Green roofs for stormwater retention and flowrate attenuation

Seminar by Denis M. O’Caroll, ARC Future Fellow and Associate Professor, School of Civil and Environmental Engineering, Water Research Laboratory, Connected Waters Initiative, UNSW Sydney.

Talk Abstract: Green roofs have been used for centuries to insulate buildings and beautify urban environments. European countries, especially Germany, have adopted green roofs use in modern buildings, helping raise awareness of their many potential benefits. Green roofs have been shown to: effectively reduce and filter stormwater thereby decreasing the burden on urban sewer systems; provide insulation and lower roof surface temperature leading to a decrease in building energy load; extend the life of a roof by decreasing the temperature fluctuations which cause roof damage; and to improve air quality by decreasing CO2 levels. Green roofs are becoming popular in North America as they are effective tools for managing stormwater runoff in urban areas. However, the implementation of green roofs in North American urban environments remains underused, in part due to a lack of climate appropriate green roof design guidelines.  A greater understanding of how green roofs perform with respect to fundamental stormwater management processes, such as stormwater retention and peak flow attenuation, is required. This study investigated the impact that differing climates have on the retention performance of three green roofs in three distinct Canadian climates (i.e., London, Calgary, and Halifax).

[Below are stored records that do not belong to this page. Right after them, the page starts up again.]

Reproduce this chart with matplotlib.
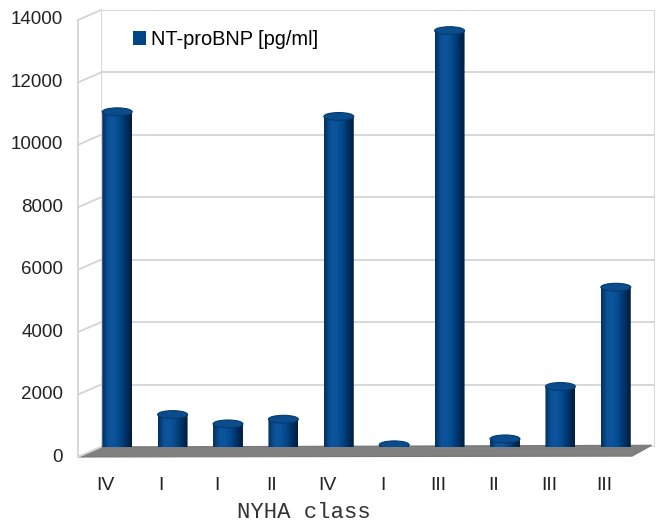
import numpy as np
import matplotlib
matplotlib.use('Agg')
import matplotlib.pyplot as plt
from matplotlib.colors import LinearSegmentedColormap
from matplotlib.patches import Polygon, Ellipse, ConnectionPatch, PathPatch, Rectangle
from matplotlib.path import Path
import matplotlib.transforms as mtransforms

# data
classes = ['IV', 'I', 'I', 'II', 'IV', 'I', 'III', 'II', 'III', 'III']
ntprobnp = [10900, 1200, 900, 1050, 10750, 230, 13500, 420, 2100, 5280]
yticks = [0, 2000, 4000, 6000, 8000, 10000, 12000, 14000]
series_name = 'NT-proBNP [pg/ml]'
xlabel = 'NYHA class'

blue = '#004586'
grid_col = '#d4d4d4'
plt.rcParams['font.family'] = ['Liberation Sans', 'DejaVu Sans']

W, H = 657, 530
fig = plt.figure(figsize=(W / 100, H / 100), dpi=100)
# back wall of the 3d box
L, R, T, B = 101, 655, 10, 447
ax = fig.add_axes([L / W, 1 - B / H, (R - L) / W, (B - T) / H])
ax.set_xlim(-0.5, len(classes) - 0.5)
ax.set_ylim(0, 14000)
ax.axis('off')

# depth of the box in pixels (front is left/down of the back wall)
dx, dy = -23, -10
px = fig.dpi_scale_trans
yblend = mtransforms.blended_transform_factory(ax.transAxes, ax.transData)
yfront = yblend + mtransforms.ScaledTranslation(dx / 100, dy / 100, px)
# bars stand halfway in the depth
bar_tr = ax.transData + mtransforms.ScaledTranslation(dx / 200, dy / 200, px)

# floor
fx, fy = dx / (R - L), dy / (B - T)
floor = Polygon([(0, 0), (0.994, 0.004), (1 + fx, fy + 0.002), (fx, fy)],
                closed=True, transform=ax.transAxes, facecolor='#808080',
                edgecolor='#777777', lw=0.8, clip_on=False, zorder=1)
ax.add_patch(floor)

# back wall grid + left wall lines
for v in yticks:
    ax.axhline(v, color=grid_col, lw=1.3, zorder=0.5)
    con = ConnectionPatch(xyA=(0, v), coordsA=yblend, xyB=(0, v), coordsB=yfront,
                          color=grid_col, lw=1.3, zorder=0.5)
    fig.add_artist(con)
    ax.text(0, v, str(v), transform=yfront + mtransforms.ScaledTranslation(-15 / 100, 0, px),
            ha='right', va='center', fontsize=13.5, color='#222222')
ax.axvline(-0.5, color=grid_col, lw=1.3, zorder=0.5)
ax.axvline(len(classes) - 0.5, color=grid_col, lw=1.3, zorder=0.5)
con = ConnectionPatch(xyA=(0, 0), coordsA=yfront, xyB=(0, 14000), coordsB=yfront,
                      color=grid_col, lw=1.3, zorder=0.5)
fig.add_artist(con)

# cylinder bars
cyl = LinearSegmentedColormap.from_list('cyl', ['#01305c', '#0b5299', '#0c559c',
                                                '#034889', '#003064', '#001c3c'])
grad = np.linspace(0, 1, 64).reshape(1, -1)
bw = 0.54
eh = 250  # ellipse height in data units
for i, v in enumerate(ntprobnp):
    x0, x1 = i - bw / 2, i + bw / 2
    t = np.linspace(np.pi, 2 * np.pi, 40)
    arc = np.column_stack([i + bw / 2 * np.cos(t), eh / 2 * np.sin(t)])
    verts = np.vstack([[(x0, v)], arc, [(x1, v), (x0, v)]])
    clip = PathPatch(Path(verts), transform=bar_tr, facecolor='none', edgecolor='none')
    ax.add_patch(clip)
    im = ax.imshow(grad, cmap=cyl, extent=[x0, x1, -eh, v], transform=bar_tr,
                   aspect='auto', zorder=2, interpolation='bilinear')
    im.set_clip_path(clip)
    top = Ellipse((i, v), bw, eh, transform=bar_tr, facecolor='#0a4c8c',
                  edgecolor='#073a6e', lw=0.8, zorder=3)
    ax.add_patch(top)

# category labels on the front edge
xlab_tr = mtransforms.blended_transform_factory(ax.transData, ax.transAxes) + \
    mtransforms.ScaledTranslation(dx / 100, -38 / 100, px)
for i, c in enumerate(classes):
    ax.text(i, 0, c, transform=xlab_tr, ha='center', va='center', fontsize=14,
            color='#222222')

fig.text(304 / W, 1 - 513 / H, xlabel, ha='center', va='center', fontsize=16,
         family=['Liberation Mono', 'DejaVu Sans Mono'], color='#333333')

# legend
leg = ax.legend([Rectangle((0, 0), 1, 1, facecolor=blue)], [series_name],
                loc='upper left', bbox_to_anchor=(32 / (R - L), (B - 30) / (B - T)),
                frameon=False, borderpad=0, borderaxespad=0,
                fontsize=14.4, handlelength=0.65, handleheight=0.65, handletextpad=0.25)

fig.savefig('out.png', dpi=100)
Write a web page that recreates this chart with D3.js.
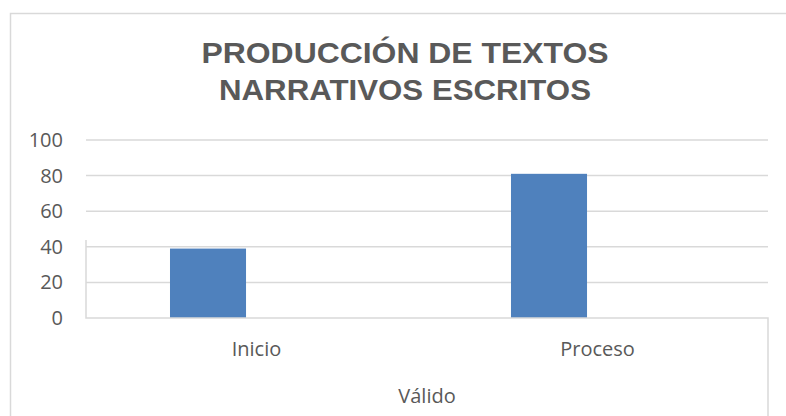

Data were collected over 2.5 growing seasons.  The impact of climate on stormwater retention will be discussed in addition to the extent to which green roofs attenuate stormwater peak flow. 

About Dr. O'Caroll

Dr. O’Carroll is an Associate Professor in Civil and Environmental Engineering at UNSW Australia. He completed his BASc at the University of Ottawa, his MS at Clarkson University and his Ph.D. at the University of Michigan. Upon completion of his Ph.D. Dr. O’Carroll completed one postdoctoral fellowship at the University of Michigan and was awarded a NSERC postdoctoral award to complete a postdoctoral fellowship at the University of Toronto. He is an Associate Editor for Water Resources Research, the Vadose Zone Journal and the Journal of Contaminant Hydrology. He has ongoing research projects developing nanometals for contaminated site remediation, investigating the environmental fate and ecotoxicity of nanoparticles released from commercial products, improving the understanding of the fate of nonaqueous phase liquids in the subsurface and developing climate change mitigation measures in urban areas.

This talk was based on a paper by the same title authored by: Denis M. O’Carroll, Andrew W. Sims, Clare E. Robinson, Charles C. Smart, James A. Voogt, Geoffrey J. Haye, Jeremey T. Lundholm and Brandon Powers.